It’s Martha Nussbaum’s birthday, or anyway it was yesterday, and to celebrate, here’s part of an interview she did with The Philosophers’ Magazine a year or two ago. She talks about the role of philosophy, the importance of the liberal arts, poetry, emotion, Mill, and, just a little bit, what it means to live a flourishing life. Nussbaum has more thoughts per minute than most people. Interesting stuff.
Nussbaum has something to say about the role of argument and philosophy in liberal arts education – an entire chapter of her book Not for Profit is devoted to it. She discusses the importance of Socratic pedagogy, questions, self-scrutiny, understanding rather than memorisation, critique, and debate. I wonder if this actually devalues philosophy in a backhanded way, reduces it to a mere means to good citizenship?
“Philosophy is constitutive of good citizenship. It’s not just a means to it. It becomes part of what you are when you are a good citizen – a thoughtful person. Philosophy has many roles. It can be just fun, a game that you play. It can be a way you try to approach your own death or illness or that of a family member. It has a wide range of functions in human life. Some of them are connected to ethics, and some of them are not. Logic itself is beautiful. I’m just focusing on the place where I think I can win over people, and say ‘Look here, you do care about democracy don’t you? Then you’d better see that philosophy has a place.’”
Philosophy has a place not just in keeping democracy alive. Nussbaum argues that a liberal arts education – and philosophy in particular – is important for a meaningful life. We need philosophy, she says, to criticise and analyse, but also to help us make sense of our inner lives – our feelings and attitudes towards one another. That’s part of what it is to live a flourishing life.

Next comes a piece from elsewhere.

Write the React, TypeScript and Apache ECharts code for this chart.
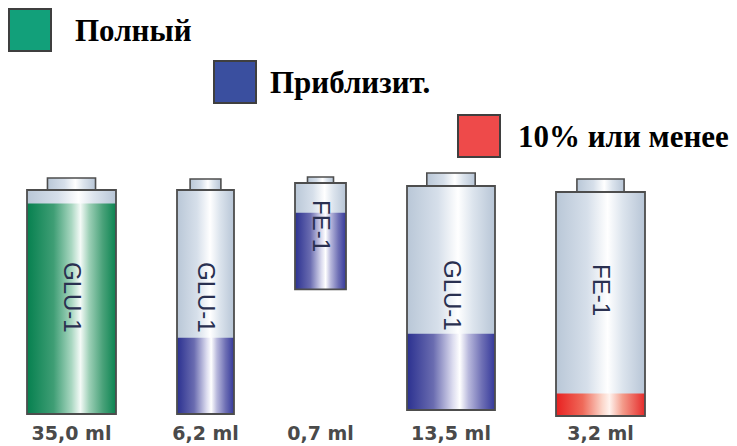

“It’s a fast-moving world. There are all kinds of reasons not to look within. Peer cultures, teen age cultures particularly, are so competitive that they discourage looking in, thinking, ‘What am I feeling now? What are the names for this cascade of emotions that I’m going through?’ When you go out into life all sorts of disturbing things happen. You love people and that doesn’t always go smoothly. You have children and that brings with it a complicated set of emotions and relationships. You have to confront illness and mortality, both your own and that of people you love. In all those situations you need to be able to look within and understand what you’re feeling.
“Mill understood from his own experience of depression that being able to read poetry – to think about emotions in connection with a work of literature – was a tremendous part of the cultivation of the inner world. It makes you capable of love and happiness and stability.

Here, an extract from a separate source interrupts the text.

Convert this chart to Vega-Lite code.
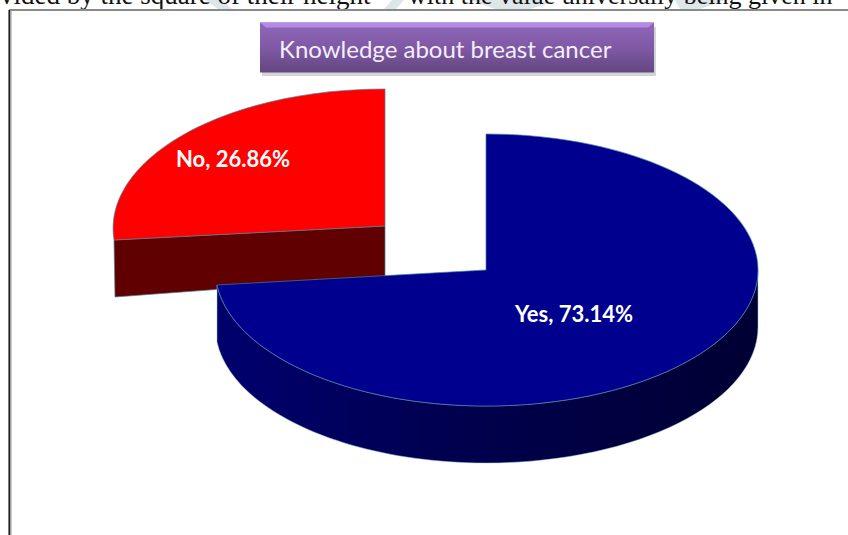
{
  "$schema": "https://vega.github.io/schema/vega-lite/v6.json",
  "width": 848,
  "height": 535,
  "padding": 0,
  "autosize": {"type": "none"},
  "background": "white",
  "config": {"view": {"stroke": null}},
  "datasets": {
    "slices": [
      {"answer": "Yes", "share": 73.14, "label": "Yes, 73.14%"},
      {"answer": "No", "share": 26.86, "label": "No, 26.86%"}
    ],
    "heading": [{"title": "Knowledge about breast cancer"}],
    "page": [{"line": "vided by the square of their height", "rest": "with the value universally being given in"}]
  },
  "layer": [
    {
      "data": {"name": "page"},
      "mark": {"type": "point", "filled": true, "opacity": 1, "size": 4, "fill": "#dde6e8", "strokeWidth": 0, "shape": "M205,0 L222,0 L232,9 L218,9 Z M392,0 L404,0 L396,9 L384,9 Z M470,0 L540,0 L550,3 L530,9 L495,9 Z M675,0 L725,0 L700,9 L680,9 Z"},
      "encoding": {"x": {"value": 0}, "y": {"value": 0}}
    },
    {
      "data": {"name": "page"},
      "mark": {"type": "text", "font": "Liberation Serif", "fontSize": 27, "align": "left", "baseline": "alphabetic", "color": "#111111"},
      "encoding": {"x": {"value": 0}, "y": {"value": 4}, "text": {"field": "line"}}
    },
    {
      "data": {"name": "page"},
      "mark": {"type": "text", "font": "Liberation Serif", "fontSize": 26, "align": "left", "baseline": "alphabetic", "color": "#111111"},
      "encoding": {"x": {"value": 408}, "y": {"value": 4}, "text": {"field": "rest"}}
    },
    {
      "data": {"name": "heading"},
      "mark": {"type": "rule", "color": "#8a8a8a", "strokeWidth": 2},
      "encoding": {"x": {"value": 9}, "x2": {"value": 848}, "y": {"value": 10}}
    },
    {
      "data": {"name": "heading"},
      "mark": {"type": "rule", "color": "#111111", "strokeWidth": 1.5},
      "encoding": {"x": {"value": 9.2}, "y": {"value": 10}, "y2": {"value": 535}}
    },
    {
      "data": {"name": "heading"},
      "mark": {"type": "rule", "color": "#a0a0a0", "strokeWidth": 1.5},
      "encoding": {"x": {"value": 10.8}, "y": {"value": 11}, "y2": {"value": 535}}
    },
    {
      "data": {"name": "heading"},
      "mark": {"type": "point", "filled": true, "opacity": 0.25, "size": 4, "fill": "#555555", "strokeWidth": 0, "shape": "M-197,-23 L197,-23 L197,26 L-197,26 Z"},
      "encoding": {"x": {"value": 459}, "y": {"value": 50}}
    },
    {
      "data": {"name": "heading"},
      "mark": {"type": "point", "filled": true, "opacity": 1, "size": 4, "strokeWidth": 0, "shape": "M-197,-25 L197,-25 L197,25 L-197,25 Z",
        "fill": {"gradient": "linear", "x1": 0, "x2": 0, "y1": 0, "y2": 1, "stops": [{"offset": 0, "color": "#8f67b8"}, {"offset": 0.55, "color": "#7d58a3"}, {"offset": 1, "color": "#63467f"}]}},
      "encoding": {"x": {"value": 457}, "y": {"value": 47.5}}
    },
    {
      "data": {"name": "heading"},
      "mark": {"type": "point", "filled": true, "opacity": 1, "size": 4, "strokeWidth": 0, "fill": "#b48ae6", "shape": "M-197,-25 L197,-25 L191,-20 L-191,-20 Z"},
      "encoding": {"x": {"value": 457}, "y": {"value": 47.5}}
    },
    {
      "data": {"name": "heading"},
      "mark": {"type": "text", "font": "Lato", "fontSize": 24, "align": "left", "baseline": "middle", "color": "#f4eefa"},
      "encoding": {"x": {"value": 279}, "y": {"value": 51}, "text": {"field": "title"}}
    },
    {
      "data": {"name": "slices"},
      "transform": [{"filter": "datum.answer === 'No'"}],
      "mark": {"type": "point", "filled": true, "opacity": 1, "size": 4, "fill": "#600000", "stroke": "#4f7f9a", "strokeWidth": 0.7, "shape": "M-271,14 L0,0 L0,51 L-270,71 Z"},
      "encoding": {
        "x": {"field": "answer", "type": "nominal", "scale": {"type": "point", "domain": ["No", "Yes"], "range": [385, 486], "padding": 0}, "axis": null},
        "y": {"field": "answer", "type": "nominal", "scale": {"type": "point", "domain": ["No", "Yes"], "range": [226, 270], "padding": 0}, "axis": null}
      }
    },
    {
      "data": {"name": "slices"},
      "transform": [{"filter": "datum.answer === 'No'"}],
      "mark": {"type": "point", "filled": true, "opacity": 1, "size": 4, "fill": "#ff0000", "stroke": "#4f7f9a", "strokeWidth": 0.7, "shape": "M0,0 L0,-137 C-161.5,-137 -284,-66.4 -271,14 Z"},
      "encoding": {
        "x": {"field": "answer", "type": "nominal", "scale": {"type": "point", "domain": ["No", "Yes"], "range": [385, 486], "padding": 0}, "axis": null},
        "y": {"field": "answer", "type": "nominal", "scale": {"type": "point", "domain": ["No", "Yes"], "range": [226, 270], "padding": 0}, "axis": null}
      }
    },
    {
      "data": {"name": "slices"},
      "transform": [{"filter": "datum.answer === 'Yes'"}],
      "mark": {"type": "point", "filled": true, "opacity": 1, "size": 4, "stroke": "#9fc4d6", "strokeWidth": 0.5,
        "fill": {"gradient": "linear", "x1": 0, "x2": 1, "y1": 0, "y2": 0, "stops": [{"offset": 0, "color": "#00006e"}, {"offset": 0.45, "color": "#00004e"}, {"offset": 1, "color": "#000033"}]},
        "shape": "M272,0 C272,75.1 150.2,136 0,136 C-138.5,136 -253.8,83.5 -269,15 L-269,72 C-253.8,140.5 -138.5,193 0,193 C150.2,193 272,132.1 272,57 Z"},
      "encoding": {
        "x": {"field": "answer", "type": "nominal", "scale": {"type": "point", "domain": ["No", "Yes"], "range": [385, 486], "padding": 0}, "axis": null},
        "y": {"field": "answer", "type": "nominal", "scale": {"type": "point", "domain": ["No", "Yes"], "range": [226, 270], "padding": 0}, "axis": null}
      }
    },
    {
      "data": {"name": "slices"},
      "transform": [{"filter": "datum.answer === 'Yes'"}],
      "mark": {"type": "point", "filled": true, "opacity": 1, "size": 4, "fill": "#00008f", "stroke": "#3f7f9f", "strokeWidth": 0.7, "shape": "M0,0 L0,-136 C150.2,-136 272,-75.1 272,0 C272,75.1 150.2,136 0,136 C-138.5,136 -253.8,83.5 -269,15 Z"},
      "encoding": {
        "x": {"field": "answer", "type": "nominal", "scale": {"type": "point", "domain": ["No", "Yes"], "range": [385, 486], "padding": 0}, "axis": null},
        "y": {"field": "answer", "type": "nominal", "scale": {"type": "point", "domain": ["No", "Yes"], "range": [226, 270], "padding": 0}, "axis": null},
        "tooltip": {"field": "share", "type": "quantitative"}
      }
    },
    {
      "data": {"name": "slices"},
      "transform": [{"filter": "datum.answer === 'Yes'"}],
      "mark": {"type": "text", "font": "Lato", "fontWeight": "bold", "fontSize": 22, "color": "white", "align": "center", "baseline": "middle", "dx": 88, "dy": 45},
      "encoding": {
        "x": {"field": "answer", "type": "nominal", "scale": {"type": "point", "domain": ["No", "Yes"], "range": [385, 486], "padding": 0}, "axis": null},
        "y": {"field": "answer", "type": "nominal", "scale": {"type": "point", "domain": ["No", "Yes"], "range": [226, 270], "padding": 0}, "axis": null},
        "text": {"field": "label"}
      }
    },
    {
      "data": {"name": "slices"},
      "transform": [{"filter": "datum.answer === 'No'"}],
      "mark": {"type": "text", "font": "Lato", "fontWeight": "bold", "fontSize": 22, "color": "white", "align": "center", "baseline": "middle", "dx": -152, "dy": -66},
      "encoding": {
        "x": {"field": "answer", "type": "nominal", "scale": {"type": "point", "domain": ["No", "Yes"], "range": [385, 486], "padding": 0}, "axis": null},
        "y": {"field": "answer", "type": "nominal", "scale": {"type": "point", "domain": ["No", "Yes"], "range": [226, 270], "padding": 0}, "axis": null},
        "text": {"field": "label"}
      }
    }
  ]
}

“Philosophy tells you that you had better look within. Philosophy the way I do it is closely linked to literature and the imagination. For example, when you’re dealing with philosophical accounts of emotion, how could you think philosophically about them without having powerful examples of what they’re like?

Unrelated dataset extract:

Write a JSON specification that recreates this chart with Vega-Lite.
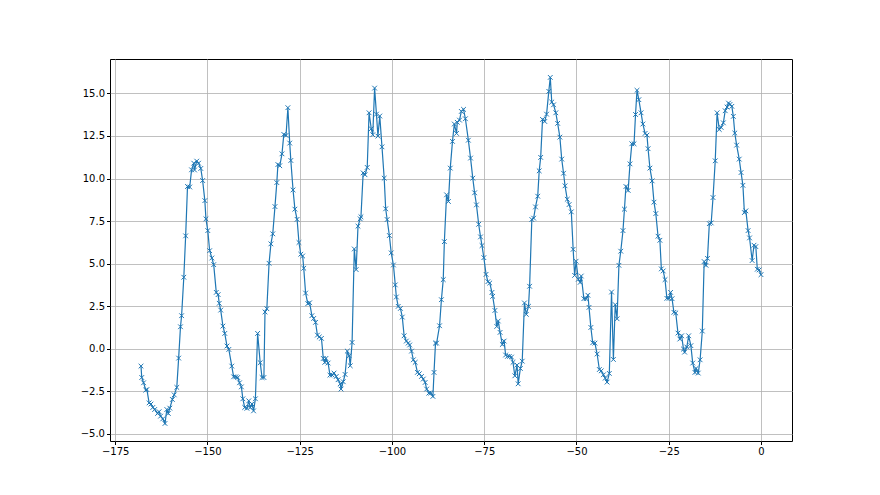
{
"$schema": "https://vega.github.io/schema/vega-lite/v6.json",
"width": 682, "height": 382,
"autosize": {"type": "none"},
"padding": {"left": 110, "top": 59, "right": 88, "bottom": 54},
"background": "white",
"config": {"view": {"stroke": "black", "strokeWidth": 1}, "font": "DejaVu Sans"},
"data": {"values": [
{"t":-168.0,"v":-1.02},{"t":-167.8,"v":-1.69},{"t":-167.3,"v":-2.0},{"t":-166.7,"v":-2.43},{"t":-166.4,"v":-2.4},{"t":-165.8,"v":-3.18},{"t":-165.3,"v":-3.25},{"t":-164.8,"v":-3.45},{"t":-164.3,"v":-3.57},{"t":-163.5,"v":-3.8},{"t":-163.1,"v":-3.7},{"t":-162.7,"v":-3.96},{"t":-162.1,"v":-4.12},{"t":-161.5,"v":-4.39},{"t":-161.0,"v":-3.57},{"t":-160.6,"v":-3.8},{"t":-160.2,"v":-3.49},{"t":-159.5,"v":-2.98},{"t":-159.0,"v":-2.71},{"t":-158.3,"v":-2.27},{"t":-157.8,"v":-0.55},{"t":-157.3,"v":1.29},{"t":-157.0,"v":1.94},{"t":-156.4,"v":4.2},{"t":-155.9,"v":6.63},{"t":-155.4,"v":9.53},{"t":-154.8,"v":9.5},{"t":-154.3,"v":10.51},{"t":-153.7,"v":10.9},{"t":-153.5,"v":10.5},{"t":-152.9,"v":11.02},{"t":-152.4,"v":10.9},{"t":-151.8,"v":10.59},{"t":-151.3,"v":9.88},{"t":-150.7,"v":8.7},{"t":-150.4,"v":7.63},{"t":-149.9,"v":6.94},{"t":-149.4,"v":5.76},{"t":-148.8,"v":5.33},{"t":-148.3,"v":4.94},
{"t":-147.6,"v":3.31},{"t":-147.1,"v":3.18},{"t":-146.8,"v":2.67},{"t":-146.4,"v":2.27},{"t":-145.8,"v":1.33},{"t":-145.3,"v":0.9},{"t":-144.7,"v":0.16},{"t":-144.2,"v":-0.04},{"t":-143.4,"v":-1.02},{"t":-142.9,"v":-1.65},{"t":-142.3,"v":-1.65},{"t":-141.8,"v":-1.69},{"t":-141.3,"v":-2.0},{"t":-140.8,"v":-2.24},{"t":-140.4,"v":-2.94},{"t":-139.9,"v":-3.45},{"t":-139.3,"v":-3.5},{"t":-138.8,"v":-3.06},{"t":-138.4,"v":-3.45},{"t":-137.9,"v":-3.25},{"t":-137.5,"v":-3.65},{"t":-137.0,"v":-2.94},{"t":-136.4,"v":0.9},{"t":-135.7,"v":-0.82},{"t":-135.2,"v":-1.69},{"t":-134.7,"v":-1.69},{"t":-134.4,"v":2.16},{"t":-133.9,"v":2.35},{"t":-133.3,"v":5.02},{"t":-132.8,"v":6.16},{"t":-132.3,"v":6.75},{"t":-131.7,"v":8.35},{"t":-131.2,"v":9.76},{"t":-130.9,"v":10.82},{"t":-130.4,"v":10.75},{"t":-129.8,"v":11.45},{"t":-129.3,"v":12.59},{"t":-128.7,"v":12.53},{"t":-128.2,"v":14.16},{"t":-127.7,"v":12.08},{"t":-127.4,"v":11.06},{"t":-126.8,"v":9.33},{"t":-126.3,"v":8.2},{"t":-125.7,"v":7.6},{"t":-125.2,"v":6.24},{"t":-124.7,"v":5.55},{"t":-124.2,"v":5.45},{"t":-123.9,"v":4.73},{"t":-123.4,"v":3.27},{"t":-122.8,"v":2.65},{"t":-122.3,"v":2.7},{"t":-121.7,"v":1.94},{"t":-121.2,"v":1.78},{"t":-120.7,"v":1.55},{"t":-120.2,"v":0.8},{"t":-119.7,"v":0.69},{"t":-119.1,"v":0.61},{"t":-118.6,"v":-0.57},{"t":-118.2,"v":-0.8},{"t":-117.9,"v":-0.57},{"t":-117.3,"v":-0.84},{"t":-116.8,"v":-1.55},{"t":-116.2,"v":-1.55},{"t":-115.7,"v":-1.43},{"t":-115.1,"v":-1.63},{"t":-114.6,"v":-1.82},{"t":-114.0,"v":-2.06},{"t":-113.8,"v":-2.37},{"t":-113.2,"v":-1.94},{"t":-112.7,"v":-1.51},{"t":-112.1,"v":-0.14},{"t":-111.6,"v":-0.41},{"t":-111.3,"v":-1.0},{"t":-110.8,"v":0.37},{"t":-110.2,"v":5.86},{"t":-109.7,"v":4.65},{"t":-109.2,"v":7.2},{"t":-108.6,"v":7.63},{"t":-108.4,"v":7.75},{"t":-107.8,"v":10.33},{"t":-107.3,"v":10.22},{"t":-106.7,"v":10.65},{"t":-106.2,"v":13.86},{"t":-105.6,"v":12.92},{"t":-105.2,"v":12.57},{"t":-104.7,"v":15.31},{"t":-104.2,"v":13.78},{"t":-103.8,"v":12.49},{"t":-103.3,"v":13.67},{"t":-102.7,"v":11.86},{"t":-102.1,"v":10.02},{"t":-101.7,"v":8.22},{"t":-101.3,"v":7.59},{"t":-100.7,"v":6.65},{"t":-100.2,"v":5.63},{"t":-99.6,"v":4.92},{"t":-99.1,"v":3.75},{"t":-98.8,"v":3.04},{"t":-98.3,"v":2.49},{"t":-97.7,"v":2.37},{"t":-97.2,"v":1.86},{"t":-96.7,"v":0.76},{"t":-96.1,"v":0.45},{"t":-95.6,"v":0.33},{"t":-95.2,"v":0.22},{"t":-94.7,"v":-0.14},{"t":-94.2,"v":-0.65},{"t":-93.7,"v":-0.8},{"t":-93.1,"v":-1.39},{"t":-92.6,"v":-1.47},{"t":-92.0,"v":-1.63},{"t":-91.5,"v":-1.78},{"t":-91.0,"v":-1.98},{"t":-90.6,"v":-2.37},{"t":-90.0,"v":-2.61},{"t":-89.5,"v":-2.6},{"t":-88.9,"v":-2.8},{"t":-88.6,"v":-1.39},{"t":-88.2,"v":0.33},{"t":-87.9,"v":0.33},{"t":-87.1,"v":1.35},{"t":-86.6,"v":2.88},{"t":-86.1,"v":4.06},{"t":-85.8,"v":6.29},{"t":-85.2,"v":9.04},{"t":-84.7,"v":8.65},{"t":-84.2,"v":10.61},{"t":-83.6,"v":12.18},{"t":-83.1,"v":13.2},{"t":-82.5,"v":12.65},{"t":-82.3,"v":13.3},{"t":-81.7,"v":13.43},{"t":-81.2,"v":13.94},{"t":-80.6,"v":14.06},{"t":-80.1,"v":13.51},{"t":-79.3,"v":12.25},{"t":-78.7,"v":11.2},{"t":-78.1,"v":10.02},{"t":-77.6,"v":9.16},{"t":-77.1,"v":8.45},{"t":-76.5,"v":7.31},{"t":-76.0,"v":6.57},{"t":-75.6,"v":6.06},{"t":-75.1,"v":5.35},{"t":-74.5,"v":4.37},{"t":-74.0,"v":3.94},{"t":-73.5,"v":3.86},{"t":-72.9,"v":3.31},{"t":-72.7,"v":3.08},{"t":-72.1,"v":2.25},{"t":-71.6,"v":1.31},{"t":-71.2,"v":1.63},{"t":-70.7,"v":0.96},{"t":-70.1,"v":0.25},{"t":-69.6,"v":0.45},{"t":-69.2,"v":-0.37},{"t":-68.7,"v":-0.45},{"t":-68.2,"v":-0.45},{"t":-67.6,"v":-0.49},{"t":-67.2,"v":-0.8},{"t":-66.7,"v":-1.59},{"t":-66.1,"v":-0.96},{"t":-65.8,"v":-2.06},{"t":-65.2,"v":-1.16},{"t":-64.7,"v":-0.73},{"t":-64.1,"v":2.69},{"t":-63.6,"v":2.02},{"t":-63.0,"v":2.49},{"t":-62.7,"v":3.67},{"t":-62.1,"v":7.59},{"t":-61.6,"v":7.67},{"t":-61.1,"v":8.33},{"t":-60.5,"v":8.96},{"t":-60.1,"v":10.45},{"t":-59.7,"v":11.24},{"t":-59.2,"v":13.47},{"t":-58.6,"v":13.35},{"t":-58.1,"v":13.78},{"t":-57.5,"v":15.12},{"t":-57.1,"v":15.94},{"t":-56.7,"v":14.49},{"t":-56.2,"v":14.33},{"t":-55.6,"v":13.86},{"t":-55.1,"v":13.24},{"t":-54.5,"v":12.43},{"t":-54.0,"v":11.14},{"t":-53.5,"v":10.31},{"t":-53.1,"v":9.57},{"t":-52.5,"v":8.78},{"t":-52.0,"v":8.47},{"t":-51.4,"v":8.04},{"t":-50.9,"v":5.84},{"t":-50.5,"v":4.31},{"t":-50.1,"v":5.14},{"t":-49.5,"v":4.08},{"t":-49.0,"v":3.9},{"t":-48.7,"v":4.27},{"t":-48.0,"v":2.94},{"t":-47.4,"v":2.94},{"t":-46.9,"v":3.14},{"t":-46.6,"v":2.43},{"t":-46.1,"v":1.25},{"t":-45.6,"v":0.35},{"t":-45.0,"v":0.33},{"t":-44.4,"v":-0.31},{"t":-43.8,"v":-1.22},{"t":-43.3,"v":-1.3},{"t":-42.7,"v":-1.53},{"t":-42.2,"v":-1.73},{"t":-41.7,"v":-1.96},{"t":-41.1,"v":-1.45},{"t":-40.5,"v":3.33},{"t":-40.0,"v":-0.63},{"t":-39.5,"v":2.59},{"t":-39.0,"v":1.76},{"t":-38.5,"v":4.9},{"t":-38.0,"v":5.73},{"t":-37.4,"v":6.94},{"t":-37.0,"v":8.2},{"t":-36.6,"v":9.53},{"t":-36.0,"v":9.3},{"t":-35.5,"v":10.86},{"t":-35.0,"v":12.04},{"t":-34.4,"v":12.04},{"t":-34.0,"v":13.76},{"t":-33.6,"v":15.18},{"t":-33.1,"v":14.63},{"t":-32.5,"v":13.86},{"t":-32.0,"v":13.2},{"t":-31.4,"v":12.65},{"t":-30.9,"v":12.55},{"t":-30.6,"v":11.75},{"t":-30.1,"v":10.61},{"t":-29.5,"v":9.86},{"t":-29.0,"v":8.61},{"t":-28.5,"v":7.94},{"t":-27.9,"v":6.61},{"t":-27.4,"v":6.37},{"t":-27.0,"v":4.69},{"t":-26.5,"v":4.57},{"t":-26.0,"v":4.06},{"t":-25.5,"v":2.96},{"t":-24.9,"v":2.96},{"t":-24.5,"v":3.31},{"t":-24.1,"v":2.94},{"t":-23.6,"v":2.14},{"t":-23.1,"v":2.1},{"t":-22.5,"v":0.92},{"t":-22.0,"v":0.57},{"t":-21.5,"v":0.76},{"t":-21.0,"v":-0.02},{"t":-20.7,"v":-0.2},{"t":-20.1,"v":0.1},{"t":-19.6,"v":0.76},{"t":-19.0,"v":0.18},{"t":-18.5,"v":-0.84},{"t":-17.9,"v":-1.39},{"t":-17.6,"v":-1.16},{"t":-17.0,"v":-1.43},{"t":-16.5,"v":-0.65},{"t":-15.9,"v":1.04},{"t":-15.4,"v":5.12},{"t":-14.9,"v":4.9},{"t":-14.5,"v":5.31},{"t":-14.0,"v":7.35},{"t":-13.5,"v":7.39},{"t":-13.0,"v":8.88},{"t":-12.4,"v":11.04},{"t":-11.9,"v":13.86},{"t":-11.3,"v":12.88},{"t":-10.8,"v":13.0},{"t":-10.2,"v":13.27},{"t":-9.7,"v":13.98},{"t":-9.2,"v":14.2},{"t":-8.8,"v":14.43},{"t":-8.4,"v":14.35},{"t":-7.9,"v":14.24},{"t":-7.5,"v":13.65},{"t":-7.1,"v":12.67},{"t":-6.6,"v":11.96},{"t":-5.9,"v":11.14},{"t":-5.4,"v":10.35},{"t":-4.9,"v":9.6},{"t":-4.5,"v":8.0},{"t":-4.1,"v":8.1},{"t":-3.5,"v":6.94},{"t":-3.1,"v":6.51},{"t":-2.4,"v":5.18},{"t":-1.9,"v":6.08},{"t":-1.4,"v":6.0},{"t":-1.0,"v":4.67},{"t":-0.5,"v":4.63},{"t":0.0,"v":4.35}
]},
"mark": {"type": "line", "color": "#1f77b4", "strokeWidth": 1.2, "clip": true,
  "point": {"shape": "M-1,-1L1,1M-1,1L1,-1", "filled": false, "size": 22, "color": "#1f77b4", "strokeWidth": 1}},
"encoding": {
  "x": {"field": "t", "type": "quantitative", "title": null,
    "scale": {"domain": [-176.4, 8.4], "nice": false, "zero": false},
    "axis": {"values": [-175,-150,-125,-100,-75,-50,-25,0], "format": "d", "grid": true, "gridColor": "#b0b0b0", "gridWidth": 0.8,
      "domain": false, "tickColor": "black", "tickSize": 3.5, "labelColor": "black", "labelFontSize": 10, "labelPadding": 2, "labelFont": "DejaVu Sans"}},
  "y": {"field": "v", "type": "quantitative", "title": null,
    "scale": {"domain": [-5.42, 17.02], "nice": false, "zero": false},
    "axis": {"values": [-5,-2.5,0,2.5,5,7.5,10,12.5,15], "format": ".1f", "grid": true, "gridColor": "#b0b0b0", "gridWidth": 0.8,
      "domain": false, "tickColor": "black", "tickSize": 3.5, "labelColor": "black", "labelFontSize": 10, "labelPadding": 2, "labelFont": "DejaVu Sans"}}
}
}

“I’m with Mill in thinking that education with respect to the emotions has to have an aesthetic component. He’s funny about this. He says in England we don’t understand this because we think life is all about making money. There is also the legacy of Puritanism. We think there’s something evil about experiencing emotion in connection with works of art. The result is that we become narrow-minded and ungenerous. We have a strict moral conscience but little sympathy with others.
“That’s right about a lot of people in a lot of places and times. The rigidity of conscience without the capacity for sympathy and love can do great damage when you’re a parent or a friend or a lover. So it’s important for a meaningful life to read about and think about works of art.”